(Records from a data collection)

◆ ◆ ◆

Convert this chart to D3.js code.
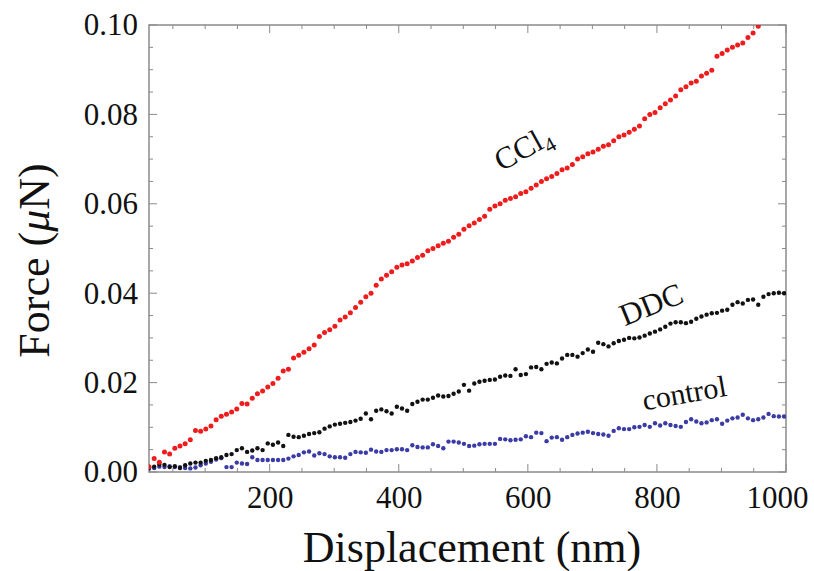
<!DOCTYPE html>
<html><head><meta charset="utf-8">
<script src="https://cdn.jsdelivr.net/npm/d3@7"></script>
<style>body{margin:0;background:#fff}svg{display:block}</style>
</head><body><svg id="c" width="814" height="571"></svg>
<script>
const displacement = [13,21,29,37,45,53,61,69,77,85,93,101,109,117,125,133,141,149,157,165,173,181,189,197,205,213,221,229,237,245,253,261,269,277,285,293,301,309,317,325,333,341,349,357,365,373,381,389,397,405,413,421,429,437,445,453,461,469,477,485,493,501,509,517,525,533,541,549,557,565,573,581,589,597,605,613,621,629,637,645,653,661,669,677,685,693,701,709,717,725,733,741,749,757,765,773,781,789,797,805,813,821,829,837,845,853,861,869,877,885,893,901,909,917,925,933,941,949,957,965,973,981,989,997];
const ccl4 = [.0012,.0030,.0022,.0045,.0040,.0053,.0058,.0063,.0072,.0093,.0091,.0096,.0103,.0117,.0125,.0129,.0134,.0141,.0153,.0152,.0165,.0175,.0181,.0190,.0198,.0210,.0226,.0230,.0255,.0261,.0268,.0276,.0284,.0303,.0312,.0318,.0326,.0340,.0347,.0356,.0368,.0380,.0392,.0400,.0418,.0432,.0440,.0448,.0458,.0463,.0466,.0472,.0480,.0485,.0495,.0500,.0506,.0512,.0516,.0525,.0532,.0543,.0551,.0557,.0565,.0572,.0588,.0595,.0600,.0608,.0612,.0616,.0623,.0627,.0635,.0642,.0650,.0656,.0661,.0668,.0676,.0680,.0688,.0700,.0705,.0712,.0716,.0722,.0729,.0732,.0741,.0750,.0754,.0760,.0767,.0774,.0790,.0800,.0804,.0815,.0824,.0832,.0841,.0855,.0862,.0870,.0874,.0886,.0892,.0899,.0930,.0936,.0944,.0950,.0955,.0960,.0972,.0982,.0997];
const ddc = [.0010,.0012,.0017,.0016,.0011,.0013,.0009,.0015,.0019,.0021,.0021,.0025,.0027,.0031,.0033,.0038,.0040,.0049,.0053,.0045,.0048,.0053,.0049,.0064,.0061,.0066,.0058,.0083,.0079,.0078,.0081,.0085,.0087,.0089,.0097,.0102,.0106,.0108,.0110,.0112,.0115,.0119,.0131,.0118,.0137,.0140,.0136,.0131,.0146,.0142,.0137,.0152,.0157,.0162,.0162,.0166,.0171,.0169,.0170,.0175,.0180,.0195,.0182,.0198,.0202,.0204,.0206,.0207,.0213,.0216,.0215,.0230,.0217,.0219,.0234,.0235,.0230,.0242,.0245,.0243,.0254,.0262,.0262,.0258,.0266,.0274,.0269,.0289,.0286,.0281,.0288,.0293,.0296,.0300,.0299,.0301,.0305,.0310,.0314,.0319,.0325,.0332,.0335,.0335,.0333,.0336,.0343,.0348,.0352,.0355,.0356,.0361,.0363,.0374,.0380,.0377,.0385,.0386,.0374,.0392,.0398,.0400,.0401,.0400];
const control = [.0007,.0009,.0012,.0011,.0013,.0011,.0011,.0009,.0008,.0010,.0015,.0019,.0023,.0028,.0031,.0011,.0011,.0021,.0019,.0018,.0033,.0027,.0027,.0027,.0027,.0027,.0027,.0030,.0035,.0038,.0044,.0046,.0037,.0042,.0040,.0035,.0033,.0033,.0032,.0040,.0045,.0044,.0043,.0050,.0046,.0045,.0049,.0049,.0051,.0051,.0049,.0060,.0056,.0055,.0055,.0062,.0058,.0053,.0068,.0068,.0066,.0063,.0058,.0059,.0062,.0063,.0063,.0063,.0074,.0073,.0071,.0072,.0073,.0080,.0078,.0088,.0087,.0069,.0077,.0078,.0072,.0078,.0083,.0086,.0088,.0090,.0087,.0085,.0084,.0081,.0092,.0098,.0096,.0096,.0100,.0101,.0105,.0101,.0109,.0104,.0109,.0105,.0103,.0101,.0112,.0118,.0113,.0109,.0111,.0116,.0118,.0108,.0115,.0120,.0122,.0128,.0120,.0116,.0118,.0122,.0130,.0125,.0124,.0124];
const xTicks = [200,400,600,800,1000];
const yTicks = [0,0.02,0.04,0.06,0.08,0.10];
const xMinor = [50,100,150,200,250,300,350,400,450,500,550,600,650,700,750,800,850,900,950,1000];
const yMinor = [0,0.005,0.01,0.015,0.02,0.025,0.03,0.035,0.04,0.045,0.05,0.055,0.06,0.065,0.07,0.075,0.08,0.085,0.09,0.095,0.1];
const xTitle = "Displacement (nm)";
const labels = ["CCl", "DDC", "control"];

const svg = d3.select("#c");
const L=149,R=786,T=25,B=472;
const x = d3.scaleLinear().domain([13,1000]).range([L,R]);
const y = d3.scaleLinear().domain([0,0.1]).range([B,T]);
const font = "'Liberation Serif','Times New Roman',serif";
const frameColor = "#8a8a8a";

svg.append("defs").append("clipPath").attr("id","clip")
  .append("rect").attr("x",L).attr("y",T).attr("width",R-L).attr("height",B-T);

function styleAxis(g){
  g.select(".domain").remove();
  g.selectAll(".tick line").remove();
  g.selectAll("text").attr("font-family",font).attr("font-size",31).attr("fill","#111");
}
const tickG = svg.append("g").attr("stroke",frameColor).attr("stroke-width",1);
xMinor.forEach(v=>{
  const len = (v%200===0)?8:4;
  tickG.append("line").attr("x1",x(v)).attr("x2",x(v)).attr("y1",B).attr("y2",B-len);
  tickG.append("line").attr("x1",x(v)).attr("x2",x(v)).attr("y1",T).attr("y2",T+len);
});
yMinor.forEach(v=>{
  const major = Math.round(v*1000)%20===0;
  const len = major?8:4;
  tickG.append("line").attr("y1",y(v)).attr("y2",y(v)).attr("x1",L).attr("x2",L+len);
  tickG.append("line").attr("y1",y(v)).attr("y2",y(v)).attr("x1",R).attr("x2",R-len);
});

const gx = svg.append("g").attr("transform",`translate(0,${B})`)
  .call(d3.axisBottom(x).tickValues(xTicks).tickSize(0).tickPadding(14).tickFormat(d3.format("d")));
styleAxis(gx);
gx.selectAll(".tick text").filter(d=>d===1000).attr("dx",-9);
const gy = svg.append("g").attr("transform",`translate(${L},0)`)
  .call(d3.axisLeft(y).tickValues(yTicks).tickSize(0).tickPadding(11).tickFormat(d3.format(".2f")));
styleAxis(gy);

svg.append("rect").attr("x",L).attr("y",T).attr("width",R-L).attr("height",B-T)
  .attr("fill","none").attr("stroke",frameColor).attr("stroke-width",1.5);

const plot = svg.append("g").attr("clip-path","url(#clip)");
function drawSeries(vals,color,r){
  plot.append("g").selectAll("circle").data(vals).join("circle")
    .attr("cx",(d,i)=>x(displacement[i])).attr("cy",d=>y(d)).attr("r",r).attr("fill",color);
}
drawSeries(control,"#3b3ba6",2.2);
drawSeries(ddc,"#111111",2.2);
drawSeries(ccl4,"#ee1c1c",2.5);

// axis titles
svg.append("text").attr("x",472).attr("y",562).attr("text-anchor","middle")
  .attr("font-family",font).attr("font-size",44).attr("fill","#111").text(xTitle);
const yt = svg.append("text").attr("transform",`translate(49,${(T+B)/2+12}) rotate(-90)`)
  .attr("text-anchor","middle").attr("font-family",font).attr("font-size",44).attr("fill","#111");
yt.append("tspan").text("Force (");
yt.append("tspan").attr("font-style","italic").text("μ");
yt.append("tspan").text("N)");

// series labels
const c1 = svg.append("text").attr("transform","translate(528,157) rotate(-29)")
  .attr("text-anchor","middle").attr("font-family",font).attr("font-size",31).attr("fill","#111");
c1.append("tspan").text(labels[0]);
c1.append("tspan").attr("font-size",21).attr("dy",7).text("4");
svg.append("text").attr("transform","translate(655,314) rotate(-22)")
  .attr("text-anchor","middle").attr("font-family",font).attr("font-size",31).attr("fill","#111").text(labels[1]);
svg.append("text").attr("transform","translate(686,403) rotate(-10)")
  .attr("text-anchor","middle").attr("font-family",font).attr("font-size",30).attr("fill","#111").text(labels[2]);
</script></body></html>
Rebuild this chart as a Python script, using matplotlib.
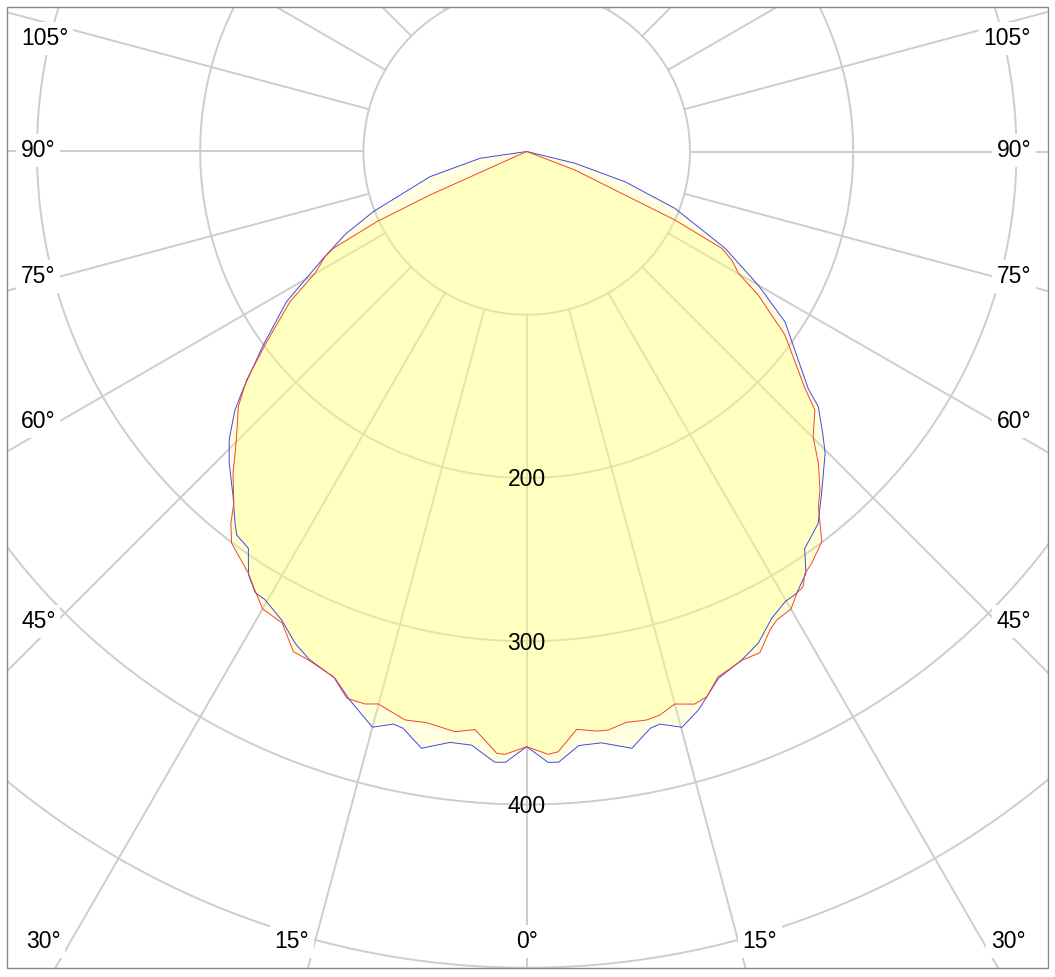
import numpy as np
import matplotlib.pyplot as plt
from matplotlib.patches import Rectangle

# luminous intensity (cd/klm) vs angle from nadir (deg)
# blue = C0-C180 plane, red = C90-C270 plane; right half / left half read separately
blue_right_ang = [0, 2.0, 3.0, 5.0, 7.2, 10.0, 12.1, 13.1, 15.1, 17.1, 20.0, 22.9, 25.2, 27.7,
                  29.9, 31.4, 33.5, 35.0, 38.1, 41.1, 44.7, 46.4, 48.8, 49.9, 56.6, 60.0, 64.0,
                  66.1, 69.0, 72.9, 76.3, 90]
blue_right_val = [364.6, 374.4, 374.6, 365.3, 365.1, 371.2, 361.3, 360.1, 365.3, 357.9, 343.4,
                  338.2, 333.0, 322.9, 317.9, 317.2, 309.9, 296.9, 289.4, 275.1, 259.9, 250.4,
                  237.4, 225.4, 189.5, 163.8, 135.2, 116.1, 97.3, 63.0, 30.5, 0]

blue_left_ang = [0, 2.0, 3.0, 5.3, 7.4, 10.0, 12.1, 13.1, 15.0, 17.9, 20.0, 23.2, 25.2, 27.6,
                 30.3, 31.6, 33.3, 35.05, 37.1, 38.1, 40.4, 43.65, 45.9, 47.0, 48.45, 50.1,
                 53.7, 58.0, 62.3, 65.5, 68.6, 75.4, 81.7, 90]
blue_left_val = [364.6, 374.4, 374.6, 365.2, 365.0, 371.2, 361.3, 360.1, 365.1, 353.0, 343.4,
                 338.4, 333.0, 323.9, 317.9, 317.3, 310.4, 296.9, 294.5, 289.5, 277.5, 264.0,
                 253.8, 247.1, 238.8, 226.2, 200.2, 173.4, 140.7, 122.0, 100.9, 61.2, 28.9, 0]

red_right_ang = [0, 2.05, 3.0, 4.95, 6.9, 8.0, 9.9, 11.9, 13.3, 15.0, 16.9, 18.3, 20.0, 23.0,
                 24.95, 26.95, 28.1, 30.0, 31.5, 32.4, 33.4, 34.6, 37.1, 39.4, 40.9, 43.1,
                 45.1, 48.1, 49.6, 54.6, 58.2, 60.1, 62.1, 63.6, 65.2, 66.1, 69.0, 90]
red_right_val = [364.6, 369.5, 368.2, 355.3, 357.6, 357.9, 355.0, 355.9, 354.7, 350.4, 353.8,
                 351.7, 342.5, 338.4, 338.6, 328.8, 325.3, 323.7, 317.0, 315.9, 309.6, 307.0,
                 299.7, 281.5, 274.4, 261.5, 247.7, 237.2, 223.8, 194.1, 166.9, 149.6, 142.1,
                 133.4, 100.1, 65.9, 31.7, 0]

red_left_ang = [0, 2.06, 2.85, 5.1, 7.05, 9.93, 12.08, 15.03, 16.3, 18.2, 20.2, 23.2, 25.0,
                27.4, 30.0, 32.0, 33.4, 37.0, 38.5, 39.8, 42.4, 44.0, 45.8, 48.5, 50.8, 53.8,
                57.6, 60.1, 62.45, 63.4, 64.9, 65.8, 90]
red_left_val = [364.6, 369.5, 369.1, 355.5, 358.1, 355.2, 356.1, 350.4, 352.6, 352.6, 342.8,
                339.0, 338.1, 325.4, 323.5, 315.3, 309.6, 300.4, 291.1, 280.3, 266.8, 257.1,
                247.7, 235.9, 221.4, 197.3, 171.7, 149.6, 139.4, 132.5, 101.4, 65.0, 0]

grid_angles = np.arange(0, 360, 15)
grid_radii = [100, 200, 300, 400, 500, 600]
radial_labels = [200, 300, 400]

W, H = 1055, 977
fig = plt.figure(figsize=(W / 100, H / 100), dpi=100)
plt.rcParams['font.family'] = ['Liberation Sans', 'DejaVu Sans']

# polar axes bigger than the figure; the visible window is the framed rectangle
cx, cy = 526.7, H - 151.5
px_per_unit = 1.6325
rmax = 700
R = rmax * px_per_unit
ax = fig.add_axes([(cx - R) / W, (cy - R) / H, 2 * R / W, 2 * R / H], projection='polar')
ax.set_theta_zero_location('S')
ax.set_theta_direction(1)
ax.set_ylim(0, rmax)
ax.grid(False)
ax.set_xticks([])
ax.set_yticks([])
ax.spines['polar'].set_visible(False)
ax.patch.set_visible(False)

gcol = '#cdcdcd'
for a in grid_angles:
    ax.plot([np.radians(a)] * 2, [100, rmax], color=gcol, lw=1.4, zorder=1)
circ = np.linspace(0, 2 * np.pi, 1441)
for rr in grid_radii:
    ax.plot(circ, np.full_like(circ, rr), color=gcol, lw=1.4, zorder=1)


def whole_curve(ang_r, val_r, ang_l, val_l):
    th = np.concatenate([-np.array(ang_l[::-1], float), np.array(ang_r[1:], float)])
    rr = np.concatenate([np.array(val_l[::-1], float), np.array(val_r[1:], float)])
    return np.radians(th), rr


tb, rb = whole_curve(blue_right_ang, blue_right_val, blue_left_ang, blue_left_val)
tr, rr_ = whole_curve(red_right_ang, red_right_val, red_left_ang, red_left_val)

ax.fill(tb, rb, color='#ffff80', alpha=0.24, lw=0, zorder=2)
ax.fill(tr, rr_, color='#ffff80', alpha=0.33, lw=0, zorder=2)
ax.plot(tb, rb, color='#4444ee', lw=0.7, zorder=3)
ax.plot(tr, rr_, color='#f0442e', lw=0.7, zorder=3)

for v in radial_labels:
    ax.annotate(str(v), xy=(0, v), xytext=(0, -6), textcoords='offset points',
                ha='center', va='baseline', fontsize=16.5, zorder=5)

# angle labels on the frame (pixel positions, baseline)
lab_kw = dict(fontsize=16.5, va='baseline',
              bbox=dict(boxstyle='square,pad=0.2', fc='white', ec='none'))
side = [('105°', 45), ('90°', 157), ('75°', 283), ('60°', 428), ('45°', 628)]
for txt, yb in side:
    fig.text(21 / W, 1 - yb / H, txt, ha='left', **lab_kw)
    fig.text(1031 / W, 1 - yb / H, txt, ha='right', **lab_kw)
bottom = [('30°', 43), ('15°', 292), ('0°', 527), ('15°', 760), ('30°', 1008)]
for txt, xc in bottom:
    fig.text(xc / W, 1 - 948 / H, txt, ha='center', **lab_kw)

# white margins + frame
for x0, y0, w, h in [(0, 0, 7, H), (1048, 0, 7, H), (0, 0, W, 9), (0, 970, W, 7)]:
    fig.add_artist(Rectangle((x0 / W, y0 / H), w / W, h / H, transform=fig.transFigure,
                             fc='white', ec='none', zorder=10))
fig.add_artist(Rectangle((7 / W, 9 / H), 1041 / W, 961 / H, transform=fig.transFigure,
                         fill=False, ec='#8a8a8a', lw=1.0, zorder=11))

fig.savefig('out.png', dpi=100)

◆ ◆ ◆

◆ **Written instruction**
Make an exact copy of the lines from the one containing "Rebuild this chart" to the one containing "237.4, 225.4, 189.5, 163.8, 135.2, 116.1, 97.3, 63.0, 30.5, 0]", keeping both and leaving out every picture.

◆ **Written response**
Rebuild this chart as a Python script, using matplotlib.
import numpy as np
import matplotlib.pyplot as plt
from matplotlib.patches import Rectangle

# luminous intensity (cd/klm) vs angle from nadir (deg)
# blue = C0-C180 plane, red = C90-C270 plane; right half / left half read separately
blue_right_ang = [0, 2.0, 3.0, 5.0, 7.2, 10.0, 12.1, 13.1, 15.1, 17.1, 20.0, 22.9, 25.2, 27.7,
                  29.9, 31.4, 33.5, 35.0, 38.1, 41.1, 44.7, 46.4, 48.8, 49.9, 56.6, 60.0, 64.0,
                  66.1, 69.0, 72.9, 76.3, 90]
blue_right_val = [364.6, 374.4, 374.6, 365.3, 365.1, 371.2, 361.3, 360.1, 365.3, 357.9, 343.4,
                  338.2, 333.0, 322.9, 317.9, 317.2, 309.9, 296.9, 289.4, 275.1, 259.9, 250.4,
                  237.4, 225.4, 189.5, 163.8, 135.2, 116.1, 97.3, 63.0, 30.5, 0]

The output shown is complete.